Transcribe the material exactly. Images do not belong in the copy.

-- Begin Information shown --

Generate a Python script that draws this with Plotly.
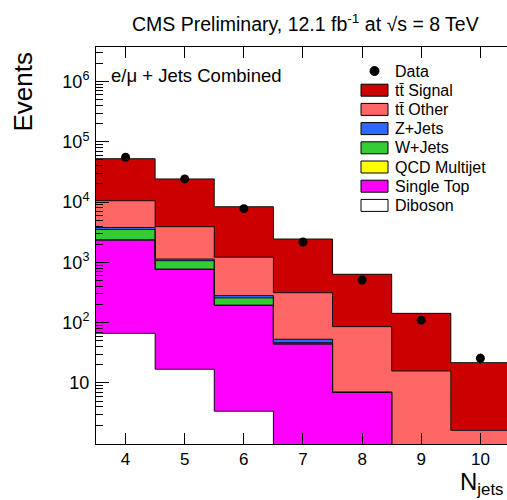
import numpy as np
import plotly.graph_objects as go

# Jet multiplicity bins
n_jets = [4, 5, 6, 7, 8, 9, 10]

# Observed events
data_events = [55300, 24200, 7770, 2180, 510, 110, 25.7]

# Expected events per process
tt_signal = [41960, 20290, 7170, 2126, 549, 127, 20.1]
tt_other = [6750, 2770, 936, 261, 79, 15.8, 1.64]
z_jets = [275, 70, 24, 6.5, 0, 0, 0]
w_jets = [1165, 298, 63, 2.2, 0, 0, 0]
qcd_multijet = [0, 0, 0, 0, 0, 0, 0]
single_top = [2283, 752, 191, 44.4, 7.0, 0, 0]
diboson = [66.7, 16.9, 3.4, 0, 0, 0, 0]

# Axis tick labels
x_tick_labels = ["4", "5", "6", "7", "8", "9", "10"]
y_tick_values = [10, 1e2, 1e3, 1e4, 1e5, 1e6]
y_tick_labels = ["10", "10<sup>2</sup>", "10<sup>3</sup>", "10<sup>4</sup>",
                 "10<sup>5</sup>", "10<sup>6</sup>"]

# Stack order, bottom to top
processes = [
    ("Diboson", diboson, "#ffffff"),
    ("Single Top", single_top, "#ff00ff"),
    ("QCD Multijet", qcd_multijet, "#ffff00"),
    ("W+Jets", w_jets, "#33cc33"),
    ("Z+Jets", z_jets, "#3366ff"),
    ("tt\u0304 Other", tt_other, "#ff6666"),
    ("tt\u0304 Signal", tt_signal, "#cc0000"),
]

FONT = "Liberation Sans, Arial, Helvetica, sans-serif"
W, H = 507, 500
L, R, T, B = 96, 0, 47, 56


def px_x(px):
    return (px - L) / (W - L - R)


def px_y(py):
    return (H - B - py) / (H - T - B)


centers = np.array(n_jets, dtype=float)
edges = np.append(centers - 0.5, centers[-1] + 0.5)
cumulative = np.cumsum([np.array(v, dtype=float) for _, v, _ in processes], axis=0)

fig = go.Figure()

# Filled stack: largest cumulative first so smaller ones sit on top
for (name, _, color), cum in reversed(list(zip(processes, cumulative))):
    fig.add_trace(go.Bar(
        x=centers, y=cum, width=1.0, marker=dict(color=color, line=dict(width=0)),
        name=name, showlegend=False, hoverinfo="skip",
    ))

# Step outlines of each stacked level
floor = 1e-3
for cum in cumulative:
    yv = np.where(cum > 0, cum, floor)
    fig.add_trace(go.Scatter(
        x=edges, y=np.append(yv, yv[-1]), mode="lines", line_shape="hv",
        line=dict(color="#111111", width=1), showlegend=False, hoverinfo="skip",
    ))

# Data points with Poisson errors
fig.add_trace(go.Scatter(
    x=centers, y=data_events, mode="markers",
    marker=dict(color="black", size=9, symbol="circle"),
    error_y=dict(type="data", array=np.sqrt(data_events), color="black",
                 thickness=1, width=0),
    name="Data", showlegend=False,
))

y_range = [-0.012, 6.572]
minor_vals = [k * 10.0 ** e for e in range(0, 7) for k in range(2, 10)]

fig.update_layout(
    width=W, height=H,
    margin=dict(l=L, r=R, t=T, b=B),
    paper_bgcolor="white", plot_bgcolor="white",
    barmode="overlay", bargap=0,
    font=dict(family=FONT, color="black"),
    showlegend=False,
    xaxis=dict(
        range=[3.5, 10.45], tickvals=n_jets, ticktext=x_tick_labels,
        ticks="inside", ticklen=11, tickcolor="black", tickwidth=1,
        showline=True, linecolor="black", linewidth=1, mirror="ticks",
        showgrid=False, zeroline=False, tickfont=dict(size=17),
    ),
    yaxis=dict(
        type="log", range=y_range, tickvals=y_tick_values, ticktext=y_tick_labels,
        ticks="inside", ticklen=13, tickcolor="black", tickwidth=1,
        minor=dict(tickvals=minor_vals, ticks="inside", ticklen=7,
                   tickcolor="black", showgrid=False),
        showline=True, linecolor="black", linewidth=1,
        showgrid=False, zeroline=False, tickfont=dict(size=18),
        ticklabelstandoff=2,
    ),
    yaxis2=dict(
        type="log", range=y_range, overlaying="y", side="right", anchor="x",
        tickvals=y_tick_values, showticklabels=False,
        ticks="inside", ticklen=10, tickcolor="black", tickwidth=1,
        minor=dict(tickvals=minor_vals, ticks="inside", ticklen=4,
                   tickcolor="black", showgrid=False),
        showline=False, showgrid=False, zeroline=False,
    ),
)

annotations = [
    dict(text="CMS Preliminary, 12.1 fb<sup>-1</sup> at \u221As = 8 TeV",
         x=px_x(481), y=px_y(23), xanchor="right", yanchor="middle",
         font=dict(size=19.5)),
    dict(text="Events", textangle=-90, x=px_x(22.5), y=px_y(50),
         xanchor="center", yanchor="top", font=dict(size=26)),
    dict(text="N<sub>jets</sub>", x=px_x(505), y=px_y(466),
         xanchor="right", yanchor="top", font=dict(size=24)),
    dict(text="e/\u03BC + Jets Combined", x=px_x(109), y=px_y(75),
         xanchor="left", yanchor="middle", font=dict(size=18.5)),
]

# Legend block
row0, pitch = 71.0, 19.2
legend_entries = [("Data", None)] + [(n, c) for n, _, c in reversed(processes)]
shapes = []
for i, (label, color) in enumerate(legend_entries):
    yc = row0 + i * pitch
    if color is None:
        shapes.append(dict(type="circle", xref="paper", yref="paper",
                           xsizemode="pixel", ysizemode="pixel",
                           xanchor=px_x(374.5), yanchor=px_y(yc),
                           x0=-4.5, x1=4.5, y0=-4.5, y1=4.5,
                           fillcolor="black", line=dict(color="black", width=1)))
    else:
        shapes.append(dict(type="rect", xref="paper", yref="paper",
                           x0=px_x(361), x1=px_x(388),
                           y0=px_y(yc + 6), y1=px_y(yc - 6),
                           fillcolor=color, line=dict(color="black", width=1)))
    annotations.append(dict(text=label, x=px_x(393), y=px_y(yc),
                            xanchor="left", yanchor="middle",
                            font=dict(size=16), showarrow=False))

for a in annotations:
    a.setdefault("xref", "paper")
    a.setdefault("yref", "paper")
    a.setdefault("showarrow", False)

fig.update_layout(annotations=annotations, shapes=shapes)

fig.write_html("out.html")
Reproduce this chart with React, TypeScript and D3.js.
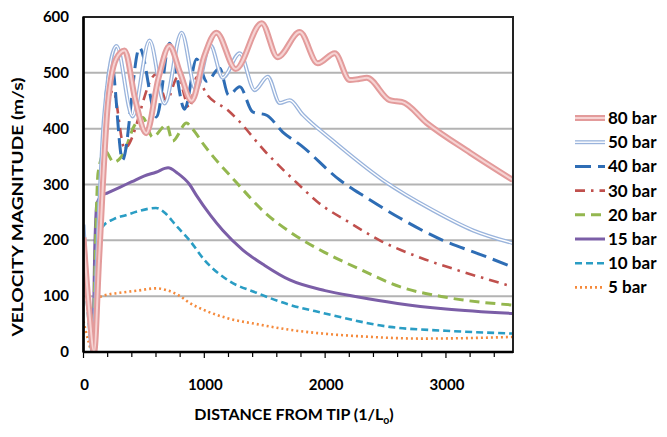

-- End Information shown --

- [Full answer]
Generate a Python script that draws this with Plotly.
import numpy as np
import plotly.graph_objects as go

# Jet multiplicity bins
n_jets = [4, 5, 6, 7, 8, 9, 10]

# Observed events
data_events = [55300, 24200, 7770, 2180, 510, 110, 25.7]

# Expected events per process
tt_signal = [41960, 20290, 7170, 2126, 549, 127, 20.1]
tt_other = [6750, 2770, 936, 261, 79, 15.8, 1.64]
z_jets = [275, 70, 24, 6.5, 0, 0, 0]
w_jets = [1165, 298, 63, 2.2, 0, 0, 0]
qcd_multijet = [0, 0, 0, 0, 0, 0, 0]
single_top = [2283, 752, 191, 44.4, 7.0, 0, 0]
diboson = [66.7, 16.9, 3.4, 0, 0, 0, 0]

# Axis tick labels
x_tick_labels = ["4", "5", "6", "7", "8", "9", "10"]
y_tick_values = [10, 1e2, 1e3, 1e4, 1e5, 1e6]
y_tick_labels = ["10", "10<sup>2</sup>", "10<sup>3</sup>", "10<sup>4</sup>",
                 "10<sup>5</sup>", "10<sup>6</sup>"]

# Stack order, bottom to top
processes = [
    ("Diboson", diboson, "#ffffff"),
    ("Single Top", single_top, "#ff00ff"),
    ("QCD Multijet", qcd_multijet, "#ffff00"),
    ("W+Jets", w_jets, "#33cc33"),
    ("Z+Jets", z_jets, "#3366ff"),
    ("tt\u0304 Other", tt_other, "#ff6666"),
    ("tt\u0304 Signal", tt_signal, "#cc0000"),
]

FONT = "Liberation Sans, Arial, Helvetica, sans-serif"
W, H = 507, 500
L, R, T, B = 96, 0, 47, 56


def px_x(px):
    return (px - L) / (W - L - R)


def px_y(py):
    return (H - B - py) / (H - T - B)


centers = np.array(n_jets, dtype=float)
edges = np.append(centers - 0.5, centers[-1] + 0.5)
cumulative = np.cumsum([np.array(v, dtype=float) for _, v, _ in processes], axis=0)

fig = go.Figure()

# Filled stack: largest cumulative first so smaller ones sit on top
for (name, _, color), cum in reversed(list(zip(processes, cumulative))):
    fig.add_trace(go.Bar(
        x=centers, y=cum, width=1.0, marker=dict(color=color, line=dict(width=0)),
        name=name, showlegend=False, hoverinfo="skip",
    ))

# Step outlines of each stacked level
floor = 1e-3
for cum in cumulative:
    yv = np.where(cum > 0, cum, floor)
    fig.add_trace(go.Scatter(
        x=edges, y=np.append(yv, yv[-1]), mode="lines", line_shape="hv",
        line=dict(color="#111111", width=1), showlegend=False, hoverinfo="skip",
    ))

# Data points with Poisson errors
fig.add_trace(go.Scatter(
    x=centers, y=data_events, mode="markers",
    marker=dict(color="black", size=9, symbol="circle"),
    error_y=dict(type="data", array=np.sqrt(data_events), color="black",
                 thickness=1, width=0),
    name="Data", showlegend=False,
))

y_range = [-0.012, 6.572]
minor_vals = [k * 10.0 ** e for e in range(0, 7) for k in range(2, 10)]

fig.update_layout(
    width=W, height=H,
    margin=dict(l=L, r=R, t=T, b=B),
    paper_bgcolor="white", plot_bgcolor="white",
    barmode="overlay", bargap=0,
    font=dict(family=FONT, color="black"),
    showlegend=False,
    xaxis=dict(
        range=[3.5, 10.45], tickvals=n_jets, ticktext=x_tick_labels,
        ticks="inside", ticklen=11, tickcolor="black", tickwidth=1,
        showline=True, linecolor="black", linewidth=1, mirror="ticks",
        showgrid=False, zeroline=False, tickfont=dict(size=17),
    ),
    yaxis=dict(
        type="log", range=y_range, tickvals=y_tick_values, ticktext=y_tick_labels,
        ticks="inside", ticklen=13, tickcolor="black", tickwidth=1,
        minor=dict(tickvals=minor_vals, ticks="inside", ticklen=7,
                   tickcolor="black", showgrid=False),
        showline=True, linecolor="black", linewidth=1,
        showgrid=False, zeroline=False, tickfont=dict(size=18),
        ticklabelstandoff=2,
    ),
    yaxis2=dict(
        type="log", range=y_range, overlaying="y", side="right", anchor="x",
        tickvals=y_tick_values, showticklabels=False,
        ticks="inside", ticklen=10, tickcolor="black", tickwidth=1,
        minor=dict(tickvals=minor_vals, ticks="inside", ticklen=4,
                   tickcolor="black", showgrid=False),
        showline=False, showgrid=False, zeroline=False,
    ),
)

annotations = [
    dict(text="CMS Preliminary, 12.1 fb<sup>-1</sup> at \u221As = 8 TeV",
         x=px_x(481), y=px_y(23), xanchor="right", yanchor="middle",
         font=dict(size=19.5)),
    dict(text="Events", textangle=-90, x=px_x(22.5), y=px_y(50),
         xanchor="center", yanchor="top", font=dict(size=26)),
    dict(text="N<sub>jets</sub>", x=px_x(505), y=px_y(466),
         xanchor="right", yanchor="top", font=dict(size=24)),
    dict(text="e/\u03BC + Jets Combined", x=px_x(109), y=px_y(75),
         xanchor="left", yanchor="middle", font=dict(size=18.5)),
]

# Legend block
row0, pitch = 71.0, 19.2
legend_entries = [("Data", None)] + [(n, c) for n, _, c in reversed(processes)]
shapes = []
for i, (label, color) in enumerate(legend_entries):
    yc = row0 + i * pitch
    if color is None:
        shapes.append(dict(type="circle", xref="paper", yref="paper",
                           xsizemode="pixel", ysizemode="pixel",
                           xanchor=px_x(374.5), yanchor=px_y(yc),
                           x0=-4.5, x1=4.5, y0=-4.5, y1=4.5,
                           fillcolor="black", line=dict(color="black", width=1)))
    else:
        shapes.append(dict(type="rect", xref="paper", yref="paper",
                           x0=px_x(361), x1=px_x(388),
                           y0=px_y(yc + 6), y1=px_y(yc - 6),
                           fillcolor=color, line=dict(color="black", width=1)))
    annotations.append(dict(text=label, x=px_x(393), y=px_y(yc),
                            xanchor="left", yanchor="middle",
                            font=dict(size=16), showarrow=False))

for a in annotations:
    a.setdefault("xref", "paper")
    a.setdefault("yref", "paper")
    a.setdefault("showarrow", False)

fig.update_layout(annotations=annotations, shapes=shapes)

fig.write_html("out.html")
Reproduce this chart with React, TypeScript and D3.js.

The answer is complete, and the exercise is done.